Sculptor’s drawing, but also “painter’s drawing” as André Masson has said. For if Baudelaire is right to proclaim the true colorist is a draftsman, one must add that the best drawing is that of a colorist, a drawing which like that of Marchutz, restores by its own means and without borrowing those of the painter, all the caresses of light and shadow.

The gospel drawings examined on a higher plain, dominating the question of treatment, present an originality which is probably without precedent. I was speaking a while back about “meditation”, and it seems to me the only word which fits, rather than that of “illustration”.
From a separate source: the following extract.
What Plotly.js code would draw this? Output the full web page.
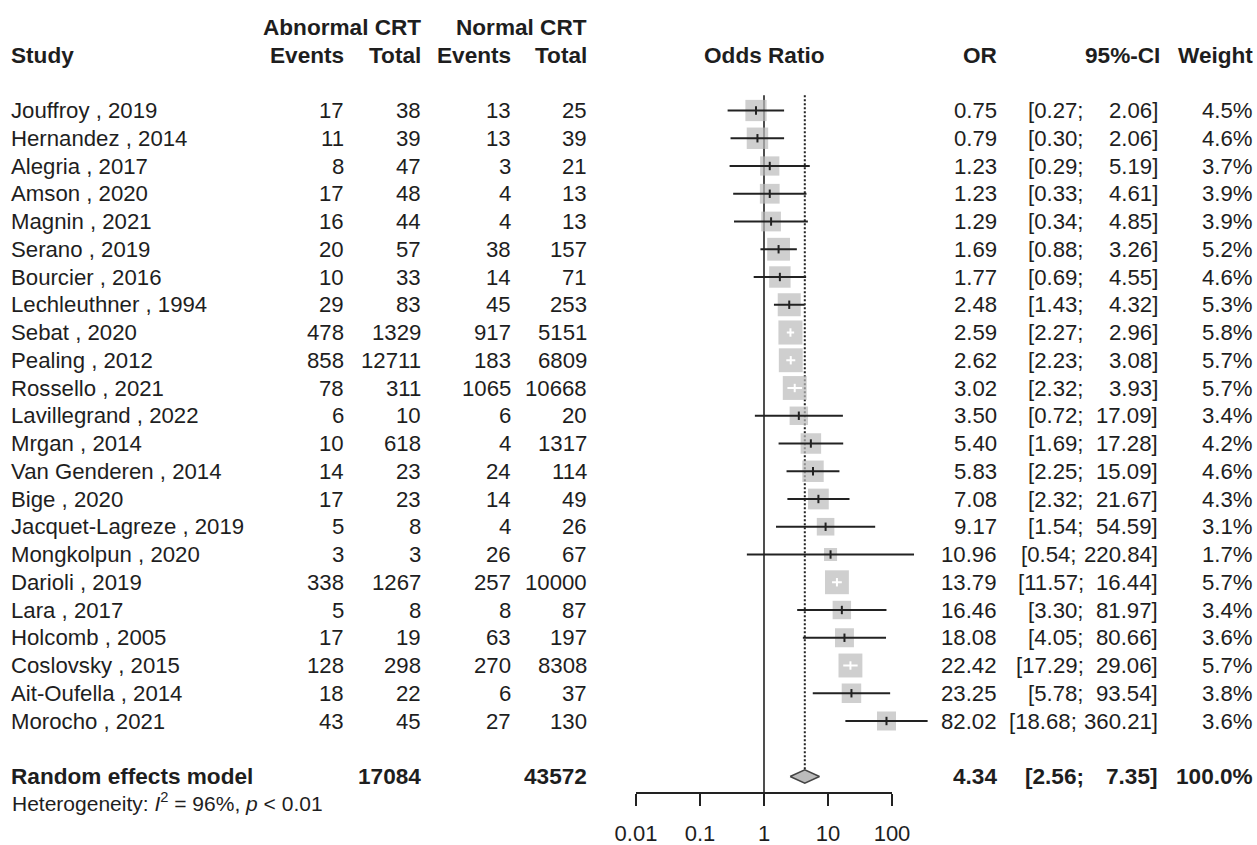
<!DOCTYPE html>
<html>
<head>
<meta charset="utf-8">
<script src="https://cdn.plot.ly/plotly-3.0.1.min.js"></script>
<style>
html,body{margin:0;padding:0;background:#ffffff;}
#chart{width:1257px;height:845px;}
</style>
</head>
<body>
<div id="chart"></div>
<script>
// ---------------- data ----------------
const studies = ["Jouffroy , 2019","Hernandez , 2014","Alegria , 2017","Amson , 2020","Magnin , 2021",
  "Serano , 2019","Bourcier , 2016","Lechleuthner , 1994","Sebat , 2020","Pealing , 2012",
  "Rossello , 2021","Lavillegrand , 2022","Mrgan , 2014","Van Genderen , 2014","Bige , 2020",
  "Jacquet-Lagreze , 2019","Mongkolpun , 2020","Darioli , 2019","Lara , 2017","Holcomb , 2005",
  "Coslovsky , 2015","Ait-Oufella , 2014","Morocho , 2021"];
const eventsAbn = [17,11,8,17,16,20,10,29,478,858,78,6,10,14,17,5,3,338,5,17,128,18,43];
const totalAbn  = [38,39,47,48,44,57,33,83,1329,12711,311,10,618,23,23,8,3,1267,8,19,298,22,45];
const eventsNor = [13,13,3,4,4,38,14,45,917,183,1065,6,4,24,14,4,26,257,8,63,270,6,27];
const totalNor  = [25,39,21,13,13,157,71,253,5151,6809,10668,20,1317,114,49,26,67,10000,87,197,8308,37,130];
const oddsRatio = [0.75,0.79,1.23,1.23,1.29,1.69,1.77,2.48,2.59,2.62,3.02,3.50,5.40,5.83,7.08,9.17,10.96,13.79,16.46,18.08,22.42,23.25,82.02];
const ciLower   = [0.27,0.30,0.29,0.33,0.34,0.88,0.69,1.43,2.27,2.23,2.32,0.72,1.69,2.25,2.32,1.54,0.54,11.57,3.30,4.05,17.29,5.78,18.68];
const ciUpper   = [2.06,2.06,5.19,4.61,4.85,3.26,4.55,4.32,2.96,3.08,3.93,17.09,17.28,15.09,21.67,54.59,220.84,16.44,81.97,80.66,29.06,93.54,360.21];
const weightPct = [4.5,4.6,3.7,3.9,3.9,5.2,4.6,5.3,5.8,5.7,5.7,3.4,4.2,4.6,4.3,3.1,1.7,5.7,3.4,3.6,5.7,3.8,3.6];

const reLabel = "Random effects model";
const reTotalAbn = 17084;
const reTotalNor = 43572;
const reOR = 4.34, reLower = 2.56, reUpper = 7.35, reWeight = 100.0;
const hetText = "Heterogeneity: <i>I</i><sup>2</sup> = 96%, <i>p</i> &lt; 0.01";

const tickVals = [0.01, 0.1, 1, 10, 100];
const tickText = ["0.01", "0.1", "1", "10", "100"];

// ---------------- layout constants ----------------
const W = 1257, H = 845;
const ROW0 = 110.5, ROWH = 27.75;     // pixel centre of first row, row pitch
const X1PX = 764, DEC = 64;           // pixel of OR=1, pixels per decade
const AXIS_Y = 792;                   // pixel of axis line
const FONT = "Liberation Sans, Arial, Helvetica, sans-serif";
const TXT = "#1e1e1e";
const BOX = "#bbbbbb";
const LINE = "#222222";
const reRow = studies.length + 1;
const pxRow = p => (p - ROW0) / ROWH;

// ---------------- traces ----------------
const rows = studies.map((_, i) => i);
const boxSide = weightPct.map(w => 10 * Math.sqrt(w));
const inside = rows.map(i => (Math.log10(ciUpper[i]) - Math.log10(ciLower[i])) * DEC < boxSide[i]);

function segs(filter) {
  const xs = [], ys = [];
  rows.forEach(i => { if (filter(i)) { xs.push(ciLower[i], ciUpper[i], null); ys.push(i, i, null); } });
  return {xs, ys};
}
const blk = segs(i => !inside[i]);
const wht = segs(i => inside[i]);

const traces = [
  // reference line at OR = 1
  {x: [1, 1], y: [-0.55, pxRow(AXIS_Y)], xaxis: 'x', yaxis: 'y', mode: 'lines',
   line: {color: LINE, width: 1.6}, hoverinfo: 'skip', showlegend: false},
  // random effects estimate (dotted)
  {x: [reOR, reOR], y: [-0.55, reRow - 0.26], xaxis: 'x', yaxis: 'y', mode: 'lines',
   line: {color: LINE, width: 2, dash: '2px,2px'}, hoverinfo: 'skip', showlegend: false},
  // weight boxes
  {x: oddsRatio, y: rows, xaxis: 'x', yaxis: 'y', mode: 'markers',
   marker: {symbol: 'square', size: boxSide, color: BOX, line: {width: 0}},
   hoverinfo: 'skip', showlegend: false},
  // CI lines (black)
  {x: blk.xs, y: blk.ys, xaxis: 'x', yaxis: 'y', mode: 'lines',
   line: {color: LINE, width: 2}, hoverinfo: 'skip', showlegend: false},
  // CI lines (white, inside box)
  {x: wht.xs, y: wht.ys, xaxis: 'x', yaxis: 'y', mode: 'lines',
   line: {color: '#ffffff', width: 2}, hoverinfo: 'skip', showlegend: false},
  // estimate ticks
  {x: rows.filter(i => !inside[i]).map(i => oddsRatio[i]), y: rows.filter(i => !inside[i]),
   xaxis: 'x', yaxis: 'y', mode: 'markers',
   marker: {symbol: 'line-ns', size: 6, line: {width: 2, color: LINE}},
   hoverinfo: 'skip', showlegend: false},
  {x: rows.filter(i => inside[i]).map(i => oddsRatio[i]), y: rows.filter(i => inside[i]),
   xaxis: 'x', yaxis: 'y', mode: 'markers',
   marker: {symbol: 'line-ns', size: 6, line: {width: 2, color: '#ffffff'}},
   hoverinfo: 'skip', showlegend: false},
  // summary diamond
  {x: [reLower, reOR, reUpper, reOR, reLower], y: [reRow, reRow - 0.24, reRow, reRow + 0.24, reRow],
   xaxis: 'x2', yaxis: 'y', mode: 'lines', fill: 'toself', fillcolor: BOX,
   line: {color: '#444444', width: 1.5}, hoverinfo: 'skip', showlegend: false}
];

// ---------------- text ----------------
const ann = [];
function txt(px, row, text, anchor, opt) {
  opt = opt || {};
  ann.push({xref: 'paper', yref: 'y', x: px / W, y: row,
    text: opt.bold ? '<b>' + text + '</b>' : text,
    xanchor: anchor, yanchor: 'middle', showarrow: false,
    borderpad: 0, borderwidth: 0,
    font: {family: FONT, size: opt.size || (opt.bold ? 22.6 : 22.2), color: TXT}});
}
const COL = {study: 11, evA: 344, totA: 421, evN: 511, totN: 587, orc: 997, ciL: 1084, ciU: 1158, w: 1253};
// wide (3-digit) upper limits push the lower part left, as in the padded original strings
const ciLowerPos = up => COL.ciL - (up >= 100 ? 7 : 0);

// headers
txt(COL.totA, -3, "Abnormal CRT", 'right', {bold: true});
txt(COL.totN, -3, "Normal CRT", 'right', {bold: true});
txt(COL.study, -2, "Study", 'left', {bold: true});
txt(COL.evA, -2, "Events", 'right', {bold: true});
txt(COL.totA, -2, "Total", 'right', {bold: true});
txt(COL.evN, -2, "Events", 'right', {bold: true});
txt(COL.totN, -2, "Total", 'right', {bold: true});
txt(X1PX, -2, "Odds Ratio", 'center', {bold: true});
txt(COL.orc, -2, "OR", 'right', {bold: true});
txt(1160, -2, "95%-CI", 'right', {bold: true});
txt(COL.w, -2, "Weight", 'right', {bold: true});

// study rows
rows.forEach(i => {
  txt(COL.study, i, studies[i], 'left');
  txt(COL.evA, i, String(eventsAbn[i]), 'right');
  txt(COL.totA, i, String(totalAbn[i]), 'right');
  txt(COL.evN, i, String(eventsNor[i]), 'right');
  txt(COL.totN, i, String(totalNor[i]), 'right');
  txt(COL.orc, i, oddsRatio[i].toFixed(2), 'right');
  txt(ciLowerPos(ciUpper[i]), i, '[' + ciLower[i].toFixed(2) + ';', 'right');
  txt(COL.ciU, i, ciUpper[i].toFixed(2) + ']', 'right');
  txt(COL.w, i, weightPct[i].toFixed(1) + '%', 'right');
});

// summary row
txt(COL.study, reRow, reLabel, 'left', {bold: true});
txt(COL.totA, reRow, String(reTotalAbn), 'right', {bold: true});
txt(COL.totN, reRow, String(reTotalNor), 'right', {bold: true});
txt(COL.orc, reRow, reOR.toFixed(2), 'right', {bold: true});
txt(ciLowerPos(reUpper), reRow, '[' + reLower.toFixed(2) + ';', 'right', {bold: true});
txt(COL.ciU, reRow, reUpper.toFixed(2) + ']', 'right', {bold: true});
txt(COL.w, reRow, reWeight.toFixed(1) + '%', 'right', {bold: true});
txt(12, pxRow(801.5), hetText, 'left', {size: 21});

// ---------------- layout ----------------
const layout = {
  width: W, height: H,
  margin: {l: 0, r: 0, t: 0, b: 0, pad: 0},
  paper_bgcolor: '#ffffff', plot_bgcolor: 'rgba(0,0,0,0)',
  showlegend: false,
  xaxis: {type: 'log', domain: [0, 1], range: [(0 - X1PX) / DEC, (W - X1PX) / DEC],
          visible: false, fixedrange: true},
  xaxis2: {type: 'log', domain: [(X1PX - 2 * DEC) / W, (X1PX + 2 * DEC) / W], range: [-2, 2],
           anchor: 'free', position: 1 - AXIS_Y / H,
           showline: true, linecolor: LINE, linewidth: 1.5,
           ticks: 'outside', ticklen: 12, tickwidth: 1.5, tickcolor: LINE,
           tickmode: 'array', tickvals: tickVals, ticktext: tickText,
           ticklabelstandoff: 9,
           tickfont: {family: FONT, size: 22, color: TXT},
           showgrid: false, zeroline: false, fixedrange: true},
  yaxis: {domain: [0, 1], range: [(H - ROW0) / ROWH, -ROW0 / ROWH], visible: false, fixedrange: true},
  annotations: ann
};

Plotly.newPlot('chart', traces, layout, {staticPlot: true, displayModeBar: false});
</script>
</body>
</html>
The artist doesn’t present the events, he expresses the spirituality of them. It is certainly the first time that the drawing separate itself to such a degree from the anecdote without becoming a symbol or an abstraction. It is true that this fact is not easily seen and demands long consideration. This is the ransom for his high quality. If Marchutz refuses himself all concession, it is obvious that he does not dream of granting it to the public.

The experience of the “Saint Luke” marks the second turning-point in his career. The manipulation of the painting presses complete the artist by the artisan. It allows him to answer a new vocation, that of lithographer.

In little time he acquires a virtuosity, a sureness of hand which soon takes him away from black and white to color, and, by the use of wax crayon an recourse to some forgotten proceedings, to those marvelous polychrome lithographs, inked on a single stone and realized in a single pulling, and of which the technical perfection is without rival.

Pursuing this ascetic effort his style a again refined. The continual stroke has now almost completely disappeared, replaced by brief spirals which instead of separating serve the function of liaison. The colors are transmitted from the light to the shade. An exquisite equilibrium is obtained between the colored shadows and the white of the light which assures their unity. The delicacy of the lithographs equals only the vigor of their construction an the science of drawing which remains within understanding and boldly triumphs without displaying itself.

Whatever their theme, gospel scenes, landscapes of Italy or Provence, they propose to us a universe of which the artist has taken possession by love and not by conquest; a universe which, seized in its changing movement, reveals to us its tieless mystery. If it were necessary to give a name to this art at once so fraternal and so exciting one could call it an essentialist art, and this term would draw more easily the attention of gapers always disconcerted before authentic originality.

It is true that Leo Marchuz worries little about schools and theories. If he frequents the philosopher, it is not to ask the way but only the explanation and the justification of the path he followed by his own motivation. His direction is without reproach commanded by an infallible guide, that of a profoundly pure artist’s conscience.

Marcel A. RUFF, in « L’Arc, cahiers méditérranéens », Number 3, Aix-en-Provence, July 1958.